Catedrático, traductor, ensayista, músico, José María Micó (Barcelona, 1961) ha publicado siete libros de versos en español. Especialista en Góngora, destacan sus traducciones de obras de Dante Alighieri, Petrarca, Ludovico Ariosto, Ramon Llull y Ausiàs March. Ha obtenido los premios Hiperión y Generación del 27. Miembro del dúo musical Marta y Micó, considera que los discos titulados Memoria del aire y Sombras cotidianas forman parte de su creación poética.
Primeras voluntades reúne los poemas que José María Micó ha espigado en una selección estricta de toda su obra. Dividida en diez partes, la recopilación contiene ciento cuarenta y dos textos dispuestos por afinidad temática. En un prólogo breve, el autor explica que el conjunto cierra una etapa de su poesía y abre caminos inciertos. El libro se inicia con palabras contundentes: “La cama es un espejo que nos deja desnudos. / Mi desnudez es negra como bilis de ciego”. Con el hachazo, la mansedumbre, el surco roto y la vieja muerte, el poeta elabora una literatura reflexiva. Aunque rememore un paisaje turbulento, su expresión es siempre serena.
La escritura cuidadosa sirve aquí para describir a una mujer que mira el tiempo en un cuadro; o para retratar a una muchacha y su futura vejez. El apartado “Afectos” encierra escenas de la vida diaria. Lo hace con una elegía, cuatro sonetos, un epigrama, una canción de cuna, un romance. John Milton es evocado junto a los ijares, el garabato, la mortaja y el perro aturdido. Micó usa a menudo el metro de seis, siete y once sílabas. Ve nadar a su amada y observa “en un sueño levísimo y ardiente / la sumergida carne misteriosa, / promesa de otras vidas en su estiba”.

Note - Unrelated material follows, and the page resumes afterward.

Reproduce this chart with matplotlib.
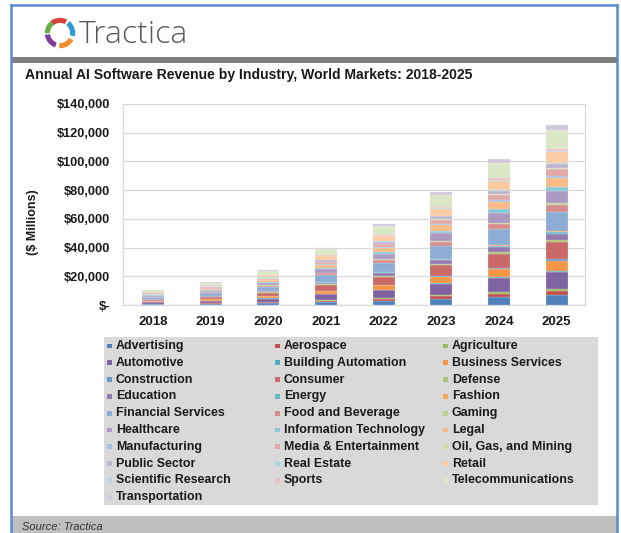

Los cinco poemas de la sección “Camino de ronda”, todos ellos con varias partes, se refieren a la placidez de la Naturaleza. El escritor menciona animales, guijarros, alisos, raíces ávidas. El léxico minucioso (manjúas, sardonales, trociscos, alhamíes, haza, cuerva) parece el único bagaje que necesita un poeta estoico: “Aquí ningún fervor es esperanza”. Le siguen las diecinueve piezas agrupadas en “Travesuras”. En ellas caben la ironía, el “endecasílabo social”, una samba y un tango tristes, el taller cervantino, la admiración por Felipe Benítez Reyes y Joaquín Sabina, las burlas políticas o eróticas.
El tono cambia en el apartado “Ser y estar”. El juego ingenioso es sustituido por la hondura. En sus veintiún textos profundos se aúnan la juventud y la caducidad, la luz y la larva. Después, los homenajes a Italia se suceden en “Divieto di sosta”. El autor recorre Nápoles, Verona, Ferrara. Medita ante castillos, cuadros, transeúntes. Desde un avión contempla Venecia y brinda “para que no se acabe este minuto, / para que nada ocurra. / Y que si ocurre sea / sin sucesión”.
José María Micó demuestra perspicacia en el poema “Fósiles” y comunica su compasión desesperada en “Nombres de Atocha”. Escribe: “Os dirán que en el tren íbamos todos, / pero será mentira: / aquellos trenes todos los perdimos”. Georgina Hübner (mujer imaginaria con que Juan Ramón Jiménez fue embromado) y el guitarrista Diego del Gastor protagonizan sendas composiciones. Los dos apartados siguientes de la obra (“Momentos” y “Espejismos”) encierran los pensamientos de un caminante. Con música de móviles, escenas de lujuria y cicatrices, el autor recuerda a un amigo, encuentra la crueldad política de España en un libro de José María Pemán, resume visiones.
La sección última (“Finales”) nos ofrece tres textos meritorios. “Generación”, primer poema del volumen, cierra también el conjunto, pero añadiendo dos líneas a la versión inicial. Un apéndice de diez páginas aporta información sobre otras ediciones de la obra poética de Micó: descartes, rescates, lemas y dedicatorias. Jacques Callot, con su aguafuerte El comediante enmascarado tocando una guitarra, de 1622, ilustra la cubierta de una edición esmerada e idónea para conocer a un poeta de alta calidad.
VII
Cuando Leonardo patinó este fresco
le procuró la corrupción. Los rostros
y las manos sin voz de los apóstoles,
crispadas de traición o de sorpresa,
se iban deteriorando ante los ojos
serenos de Jesús, casi apagados.
Hoy la restauración de su mirada,
la obscena claridad que contemplamos,
hace aflorar humildemente en Cristo
una sombra de culpa y de vergüenza.
Sabe que nuestro Judas es el tiempo.